We felt invincible still, when the black and rain swollen clouds crept over our view of the sun. My over zealously sunbathed shoulders were soon shrouded with a t-shirt, (as I was riding in a bikini top), and then with a rain jacket, to laugh in the face of the pittering sprinkles that came and went with little or no warning. The sun occasionally peaked through the clouds and forced us to stop and layer down again, only to disappear again just as we cooled off, exposing us to a growing chilly breeze.
The hours rolled by with the hills and we climbed into wooded terrain. We began to grow weary of the roaring sound of traffic spoiling the brief and peaceful silences, soar from the constant bumps in the road rattling our bones, uncomfortable with the fickle temperature, tired of the nagging wind, itchy with bug bites, tender from a sunburn; and then the rain began.
We had neglected to put on our rain pants and water proof socks because for hours the sky had only tiredly spat at us, but now it rained with a vengeance. We were soaked and cold, but finally rolled into the tiny town of Ovando, where we pulled into a little tavern called Trixi’s and bought some overpriced Coors from an unfriendly and burly woman behind the long and dark bar.
As we pulled into Ovando, hoping for a campsite, I thought that we were inadvertently riding down someone’s driveway but Brenton pointed to the road sign that read “Main Street.” The town was tiny.
Across the street from the store and gas station, which was closed already at 5:00, there was a small clearing with a porta-potty, fire pit, picnic table, and a covered wagon made of shiny tin and wood with the words OVANDO MONTANA arching across the side. A sign nearby inconspicuously labeled the site as “Cyclist Camping.”

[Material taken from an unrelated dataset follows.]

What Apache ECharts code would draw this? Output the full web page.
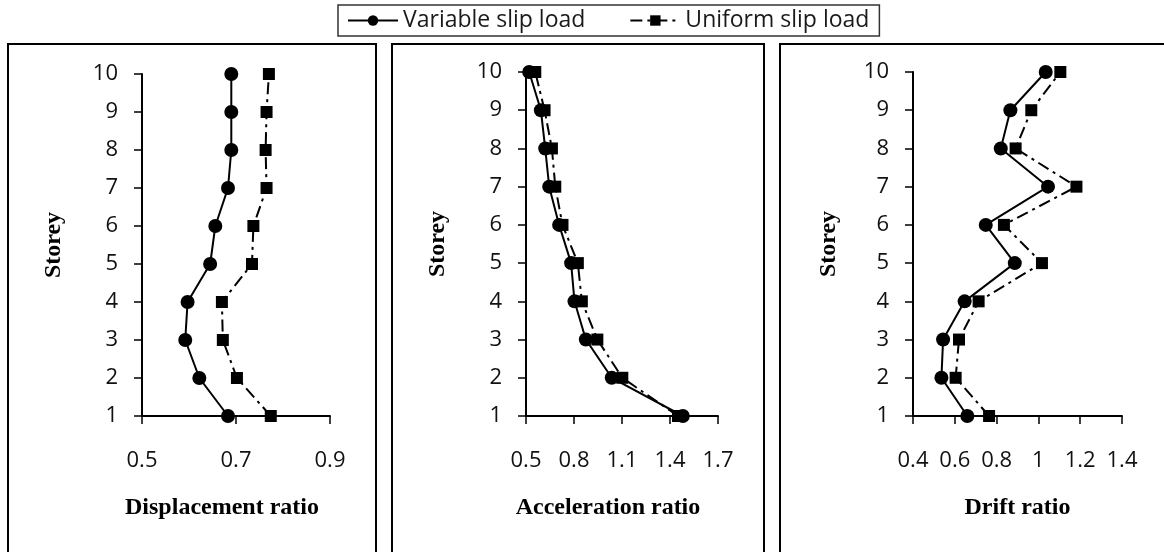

We set up camp not a moment too soon, as we had been riding for nearly nine hours without stopping and were secretly feeling quite miserable. My left knee had begun twinging with each pedal stroke about halfway through the day and was becoming unbearably soar. An old man drove past in a truck and told us “If it rains, you can sleep in the chuck wagon!” Sure enough, we peaked inside and there was a bed set up with pillows and all! We did not sleep in the chuck wagon, as we had already set up our tent, though it did rain all night. Our first day of riding was under our belts, we had completed the first 58 of a couple of thousand miles to come.